Home Worship Planning Music Resources “Come, Holy Spirit”

“Come, Holy Spirit”

TITLE: "Come, Holy Spirit"
AUTHOR: The Iona Community
TUNE: IONA MARANATHA
COMPOSER: The Iona Community
SOURCE: Worship & Song, no. 3091 SCRIPTURE: Luke 1:34-36; Acts 1:8; 2:1-4; Revelation 22:20 TOPICS: Pentecost; Holy Spirit; Maranatha

Background

The Iona Community is an ancient Christian community on the small island of Iona in the Inner Hebrides Islands of western Scotland. It was founded by St. Columba, a monk from Ireland and missionary to Scotland, in 563 A.D. It became an important monastery in the Early Middle Ages and played a major role in the conversion of the Picts to Christianity and in the evangelization of Europe.

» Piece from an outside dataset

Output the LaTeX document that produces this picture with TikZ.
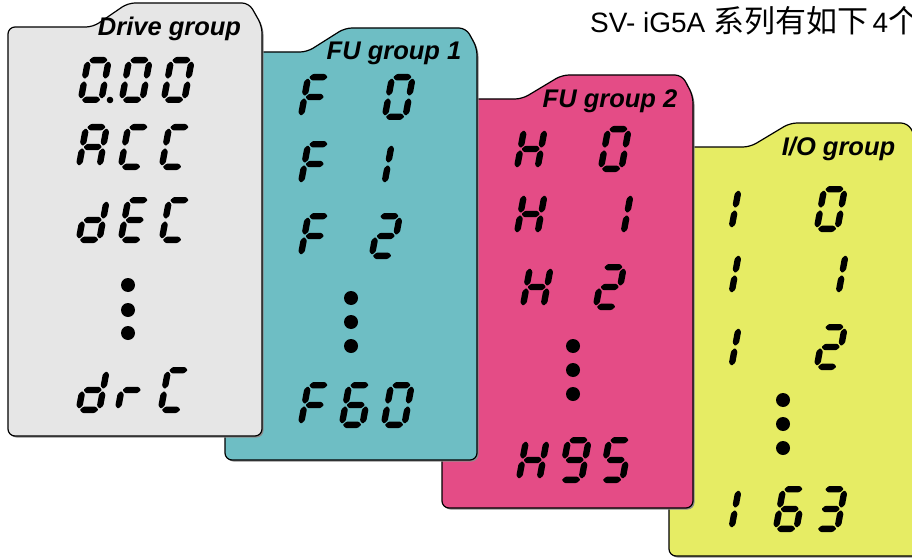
\documentclass[tikz,border=0pt]{standalone}
\usepackage{fontspec}
\setmainfont{Liberation Sans}
\newfontfamily\cjkfont{Noto Sans CJK SC}
\definecolor{graycard}{HTML}{E6E6E6}
\definecolor{tealcard}{HTML}{6EBEC4}
\definecolor{pinkcard}{HTML}{E44C86}
\definecolor{yellowcard}{HTML}{E6EC64}
\tikzset{
  card/.style={draw=black, line width=1.2pt, rounded corners=7pt},
  cardshadow/.style={fill=black!45, draw=none, rounded corners=7pt},
  grouplabel/.style={font=\fontsize{25.5}{30}\selectfont\bfseries\itshape, anchor=base, inner sep=0pt},
  segfill/.style={fill=black, rounded corners=0.9pt},
}
% seven segments, local coordinates: baseline y=0, top y=-46 (y axis of picture points down)
\newcommand\sgA{\fill[segfill] (4.2,-42.8) -- (7.4,-46) -- (19.6,-46) -- (22.8,-42.8) -- (19.6,-39.6) -- (7.4,-39.6) -- cycle;}
\newcommand\sgD{\fill[segfill] (4.2,-3.2) -- (7.4,-6.4) -- (19.6,-6.4) -- (22.8,-3.2) -- (19.6,0) -- (7.4,0) -- cycle;}
\newcommand\sgG{\fill[segfill] (4.2,-23) -- (7.4,-26.2) -- (19.6,-26.2) -- (22.8,-23) -- (19.6,-19.8) -- (7.4,-19.8) -- cycle;}
\newcommand\sgB{\fill[segfill] (23.8,-24) -- (27,-27.2) -- (27,-38.6) -- (23.8,-41.8) -- (20.6,-38.6) -- (20.6,-27.2) -- cycle;}
\newcommand\sgC{\fill[segfill] (23.8,-4.2) -- (27,-7.4) -- (27,-18.8) -- (23.8,-22) -- (20.6,-18.8) -- (20.6,-7.4) -- cycle;}
\newcommand\sgE{\fill[segfill] (3.2,-4.2) -- (6.4,-7.4) -- (6.4,-18.8) -- (3.2,-22) -- (0,-18.8) -- (0,-7.4) -- cycle;}
\newcommand\sgF{\fill[segfill] (3.2,-24) -- (6.4,-27.2) -- (6.4,-38.6) -- (3.2,-41.8) -- (0,-38.6) -- (0,-27.2) -- cycle;}
\newcommand\gZero{\sgA\sgB\sgC\sgD\sgE\sgF}
\newcommand\gOne{\sgB\sgC}
\newcommand\gTwo{\sgA\sgB\sgG\sgE\sgD}
\newcommand\gThree{\sgA\sgB\sgG\sgC\sgD}
\newcommand\gFive{\sgA\sgF\sgG\sgC\sgD}
\newcommand\gSix{\sgA\sgF\sgG\sgE\sgC\sgD}
\newcommand\gNine{\sgA\sgB\sgF\sgG\sgC\sgD}
\newcommand\gA{\sgA\sgB\sgC\sgE\sgF\sgG}
\newcommand\gC{\sgA\sgD\sgE\sgF}
\newcommand\gd{\sgB\sgC\sgD\sgE\sgG}
\newcommand\gE{\sgA\sgD\sgE\sgF\sgG}
\newcommand\gF{\sgA\sgE\sgF\sgG}
\newcommand\gH{\sgB\sgC\sgE\sgF\sgG}
\newcommand\gr{\sgE\sgG}
\newcommand\glyph[3]{\begin{scope}[shift={(#1,#2)},xslant=0.185]#3\end{scope}}
\begin{document}
\begin{tikzpicture}[x=1pt,y=-1pt]
\useasboundingbox (0,0) rectangle (912,559);

% ---- I/O group card (back) ----
\begin{scope}[shift={(1.5,1.5)}]
\fill[cardshadow] (669,300) -- (669,147) -- (750,147) -- (790,123) -- (908,123) -- (919,144) -- (919,556) -- (669,556) -- cycle;
\end{scope}
\draw[card, fill=yellowcard] (669,300) -- (669,147) -- (750,147) -- (790,123) -- (908,123) -- (919,144) -- (919,556) -- (669,556) -- cycle;
\node[grouplabel] (lblIO) at (838.5,155) {I/O group};
\glyph{707}{232}{\gOne}\glyph{813}{232}{\gZero}
\glyph{707}{297}{\gOne}\glyph{814}{297}{\gOne}
\glyph{707}{370}{\gOne}\glyph{813}{370}{\gTwo}
\fill (783,400) circle (7) (783,424) circle (7) (783,448) circle (7);
\glyph{707}{532}{\gOne}\glyph{772}{532}{\gSix}\glyph{813}{532}{\gThree}

% ---- FU group 2 card ----
\begin{scope}[shift={(1.5,1.5)}]
\fill[cardshadow] (442,300) -- (442,99) -- (522,99) -- (562,75) -- (682,75) -- (693,96) -- (693,508) -- (442,508) -- cycle;
\end{scope}
\draw[card, fill=pinkcard] (442,300) -- (442,99) -- (522,99) -- (562,75) -- (682,75) -- (693,96) -- (693,508) -- (442,508) -- cycle;
\node[grouplabel] (lblFU2) at (610,107) {FU group 2};
\glyph{513}{172}{\gH}\glyph{597}{172}{\gZero}
\glyph{513}{237}{\gH}\glyph{599}{237}{\gOne}
\glyph{519}{310}{\gH}\glyph{592}{310}{\gTwo}
\fill (573,346) circle (7) (573,370) circle (7) (573,394) circle (7);
\glyph{515}{483}{\gH}\glyph{557}{483}{\gNine}\glyph{598}{483}{\gFive}

% ---- FU group 1 card ----
\begin{scope}[shift={(1.5,1.5)}]
\fill[cardshadow] (225,300) -- (225,52) -- (307,52) -- (345,28) -- (466,28) -- (477,48) -- (477,460) -- (225,460) -- cycle;
\end{scope}
\draw[card, fill=tealcard] (225,300) -- (225,52) -- (307,52) -- (345,28) -- (466,28) -- (477,48) -- (477,460) -- (225,460) -- cycle;
\node[grouplabel] (lblFU1) at (394,60) {FU group 1};
\glyph{297}{120}{\gF}\glyph{381}{120}{\gZero}
\glyph{297}{187}{\gF}\glyph{360}{187}{\gOne}
\glyph{297}{259}{\gF}\glyph{368}{259}{\gTwo}
\fill (351,298) circle (7) (351,322) circle (7) (351,346) circle (7);
\glyph{297}{428}{\gF}\glyph{338}{428}{\gSix}\glyph{380}{428}{\gZero}

% ---- Drive group card (front) ----
\begin{scope}[shift={(1.5,1.5)}]
\fill[cardshadow] (8,300) -- (8,27) -- (93,27) -- (128,3) -- (249,3) -- (262,26) -- (262,436) -- (8,436) -- cycle;
\end{scope}
\draw[card, fill=graycard] (8,300) -- (8,27) -- (93,27) -- (128,3) -- (249,3) -- (262,26) -- (262,436) -- (8,436) -- cycle;
\node[grouplabel] (lblDrive) at (169.5,36) {Drive group};
\glyph{77}{103}{\gZero}\fill (110,100) circle (3.3);\glyph{118}{103}{\gZero}\glyph{160}{103}{\gZero}
\glyph{75}{170}{\gA}\glyph{117}{170}{\gC}\glyph{158}{170}{\gC}
\glyph{75}{243}{\gd}\glyph{117}{243}{\gE}\glyph{158}{243}{\gC}
\fill (128,285) circle (7) (128,310) circle (7) (128,333) circle (7);
\glyph{75}{413}{\gd}\glyph{114}{413}{\gr}\glyph{157}{413}{\gC}

% ---- title (cut at the right edge, as in the reference) ----
\node[anchor=base west, inner sep=0pt, font=\fontsize{28}{32}\selectfont] (title) at (590,33)
  {SV- iG5A {\cjkfont\fontsize{31}{34}\selectfont 系列有如下}\hspace{4.5pt}4{\cjkfont\fontsize{31}{34}\selectfont 个}};
\end{tikzpicture}
\end{document}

Today, the Iona Community is a place of pilgrimage from all over the world. It has become a major center for ecumenism, social justice, healing, reconciliation, and worship renewal. The community has had a major impact on worship renewal around the world through the development, recording, and publishing of liturgies, music, and worship resources by its Wild Goose Resource Group.

Music

"Come, Holy Spirit" is a short, sixteen-measure response or refrain that can be used effectively as a prayer response, call to worship, or response to Scripture. In Worship & Song, it is presented in call-and-response fashion with a solo leader sounding the phrase to be repeated by the congregation. It could also be performed antiphonally by two ensembles or divided congregation. The long, sustained notes at the end of each chant-like phrase provide the merest skeleton of a harmonic structure. The tonality is a sustained G minor harmony, left unresolved and open at the end with both voice parts sustaining the dominant note D. Despite the two-staff realization in most collections, the music is actually composed as a canon at the unison or octave.

Words

The text is simple and biblical: "Come, Holy Spirit. Maranatha! Come, Lord, come." The Aramaic word "Maranatha" occurs twice in the New Testament: 1 Corinthians 16:22 and Revelation 22:20. It is variously translated: "Come, O Lord," "Our Lord, come!" and "Our Lord has come." The footnote in the Worship & Song source gives the meaning as "Come, soon." Bookending "Maranatha" in this text are two statements about the coming of the Lord. The first is related to the coming of the Holy Spirit at Pentecost, "Come, Holy Spirit," a prayer commonly repeated in liturgy, prayer, and song. The second, "Come, Lord, come," seems more related to the appearance at the end of Scripture in Revelation 22:20, referring to the expected second coming of Jesus.